Il dramma in acido di Hideki Kamiya è finalmente tra noi.
Quando durante lo scorso E3 ho avuto il piacere di fare due chiacchiere con Hideki Kamiya, lo stravagante game designer giapponese già autore di Devil May Cry, si era capito subito quale sarebbe stato l’andazzo di Bayonetta. È stato ancora più evidente al momento in cui ci è stato fornito un codice preview che il buon Mirko Marangon ha spolpato livello dopo livello prima di scrivere la preview che, se ve la siete persa, potete leggere cliccando qui. Anzi… fatelo subito, così poi riprendiamo il discorso.
Bayonetta, si diceva: una stangona alta tanto, gnocca tanto, incattivita tanto, ricoperta da capelli e lattice… tanto. Questa è la protagonista dell’omonimo titolo che lancia col botto questo inizio di 2010, un anno che si preannuncia ricco di belle sorprese, senza necessariamente dover attendere il prossimo autunno. Chi di voi avesse già giocato a Devil May Cry e (in parte) a God Of War potrebbe farsi già una mezza idea di come funzionino le cose in Bayonetta. Oddio… non è che il titolo di Kamiya rivoluzioni un bel nulla, visto che si tratta di riproporre un gameplay ormai in parte inflazionato e comunque infinitamente collaudato negli anni. Dopotutto, Bayonetta altro non è che l’ennesimo action tutto calci/pugni/effettispeciali/armidiognitipo che ormai inflazionano copiosamente gli scaffali dei negozi.
Eppure… eppure il titolo di Platinum Games ha quel non so che di ipnotico, di conturbante, di acchiappante che ti fa stare attaccato al pad e proseguire a nastro, livello dopo livello, giusto per vedere che accidenti possono essersi inventati di tanto strano gli sviluppatori. Perché, diciamola tutta, giocare a Bayonetta è come farsi un giro sull’ottovolante dopo essersi fatti di acido. A ogni passo si resta lì, come sospesi, a cercare di comprendere come sia possibile che una mente umana possa aver partorito cotante esagerazioni su esagerazioni, riuscendo al contempo a mantenere uno stile e una varietà che non hanno confronti nel panorama attuale del genere al quale Bayonetta appartiene.
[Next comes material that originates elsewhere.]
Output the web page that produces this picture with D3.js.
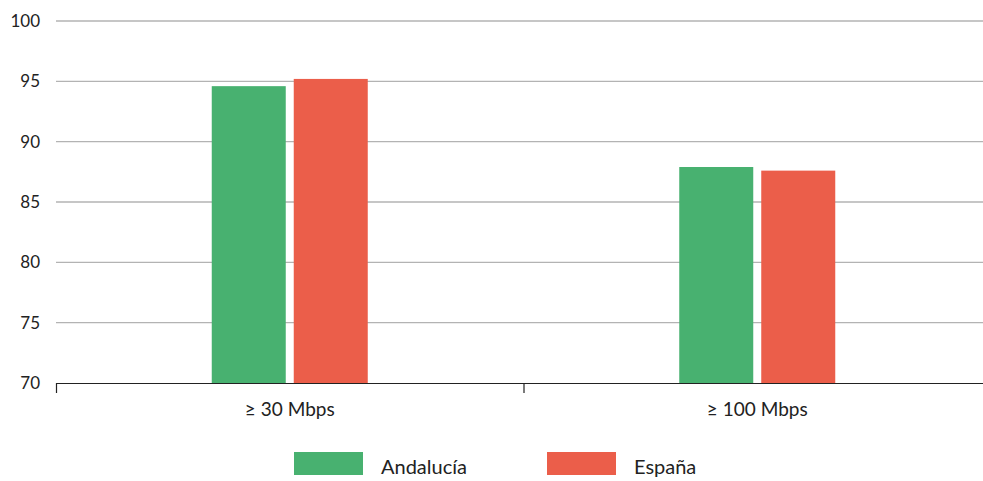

Ad aggiungere classe ci si mette una colonna sonora con brani pop tipicamente japan-style che, anziché stridere con l’anima rock che permea ogni azione dell’occhialuta signorina, ne esalta i sapori come la migliore delle salse agrodolci.
Bayonetta non è solo un titolo immaginifico e trascinante per i sensi (soprattutto dei maschietti, vista l’avvenenza della protagonista e la tendenza non troppo velata a mostrare le zone sensibili), ma si lascia giocare alla grande. Il sistema di controllo è la vera e propria testata d’angolo sul quale si basa tutto il gameplay e consente, una volta assimilate, di effettuare combo anche complesse ed estremamente variegate, senza per questo dover prendere lezioni dal maestro Miyagi su come tenere in mano il joypad. L’unica vera pecca è la presenza di una telecamera un po’ ballerina e che fatica a tenere il passo con il ritmo incalzante delle cose che avvengono sullo schermo senza soluzione di continuità, soprattutto quando si ha a che fare con alcuni boss giganteschi e che vanno affrontati in spazi non eccessivamente comodi.
Se da un lato è quindi facile prendere possesso del gioco e dei suoi comandi, non è con altrettanta naturalezza che si possono ottenere le migliori prestazioni, soprattutto ai livelli di difficoltà più elevati. Bayonetta è un titolo difficile e che non consente grandi distrazioni, a meno di non provare sadico piacere nel ritentare decine di volte una sezione per sopraggiunta morte. Fortunatamente, non siamo oltre la linea di confine che divide il terreno del piacere da quello della frustrazione, anche se in alcuni frangenti la sensazione è quella di una difficoltà un filo troppo tarata verso l’alto. Il fatto che sia più la voglia di fare “un altro tentativo e poi smetto” piuttosto che di spegnere la console la dice comunque lunga sulla qualità del prodotto partorito dalle menti di Kamiya e compagni.
Un ultimo commento dal punto di vista tecnico non può prescindere dal segnalarvi come le due versioni siano leggermente diverse, soprattutto per quanto riguarda alcuni sporadici rallentamenti nel frame rate che caratterizzano l’incarnazione per PS3. Il gioco è stato sviluppato su Xbox 360 e si vede, anche se i difetti della conversione non sono tali da pregiudicarne la fruizione e la qualità generale da parte degli utenti Sony, i quali potrebbero accorgersi delle differenze solo in presenza di due televisori affiancati, ciascuno riproducente una delle due versioni.